Plutôt qu'exprimer leur préoccupation une 54e fois, les ministres des affaires étrangères européens devraient s'employer lors de leur prochaine réunion mensuelle, en avril, à écouter l'appel du Parlement européen qui les exhorte à utiliser des sanctions à l'encontre de Khartoum. Ils devraient imposer des interdictions de visa et le gel des avoirs de tous les individus nommés dans les rapports de la Commission d'enquête et du groupe d'experts des Nations unies.

Ils devraient également envisager de prendre des mesures ciblées, d'une part, sur les revenus générés par le secteur pétrolier soudanais et, d'autre part, sur l'approvisionnement en biens et services ainsi que sur l'investissement étranger dans ce secteur et dans d'autres secteurs associés. Ils devraient enfin autoriser l'ouverture d'une enquête sur les comptes offshore des entreprises soudanaises liées au parti au pouvoir à Khartoum, le parti du Congrès national, ce qui ouvrirait la voie à des sanctions contre les entreprises commerciales du régime, qui sont le principal canal de financement des milices janjawids à l'origine de tant de malheurs au Darfour.

Les déclarations ne suffiront certainement pas pour faire réfléchir à deux fois le gouvernement soudanais. Khartoum est à plusieurs reprises revenu sur les engagements qu'ils avaient pris en vue de désarmer les janjawids, de mettre en application les divers accords de cessez-le-feu et de permettre le déploiement d'une force de maintien de la paix plus robuste, le tout dans une impunité absolue. Et tant qu'on ne lui impose pas un prix à payer significatif, Khartoum n'a aucun intérêt à écouter les dirigeants européens ou à modifier son comportement.
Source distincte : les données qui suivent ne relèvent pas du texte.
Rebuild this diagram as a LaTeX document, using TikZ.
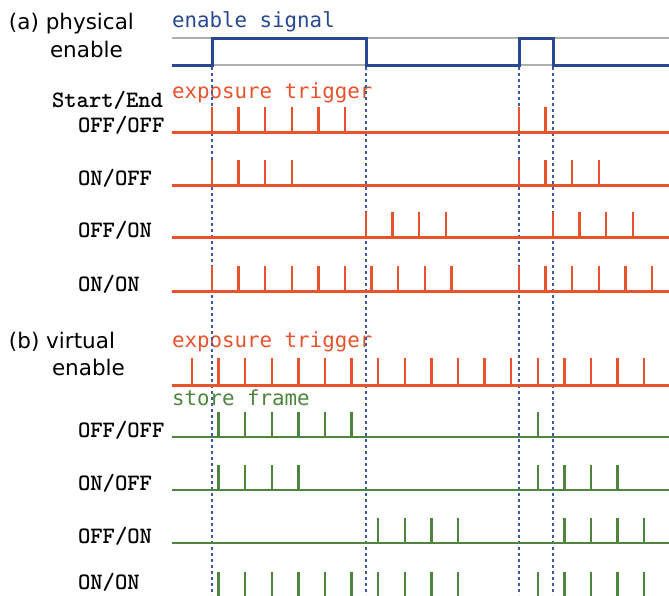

Enfin, ce qui est sans doute le plus mal compris dans tout cela est l'historique du régime de Khartoum face à la pression internationale. Tout particulièrement, s'il a signé l'accord de paix global en janvier 2005 qui mettait fin à une guerre civile de vingt ans dans le sud du pays, c'est en partie en raison des exigences de la communauté internationale qui s'accompagnaient de certaines mesures vigoureuses. Le régime soudanais est peut-être meurtrier, mais cela ne l'empêche pas de se soucier de sa propre survie et il détermine son action en fonction de la coercition internationale.

La "préoccupation" de l'Europe ne suffira pas. Il est temps d'adopter une série de sanctions sévères qui pourraient effectivement faire réagir Khartoum et convaincre les dirigeants soudanais que poursuivre la campagne de violence qu'ils mènent contre leurs propres citoyens a des coûts réels.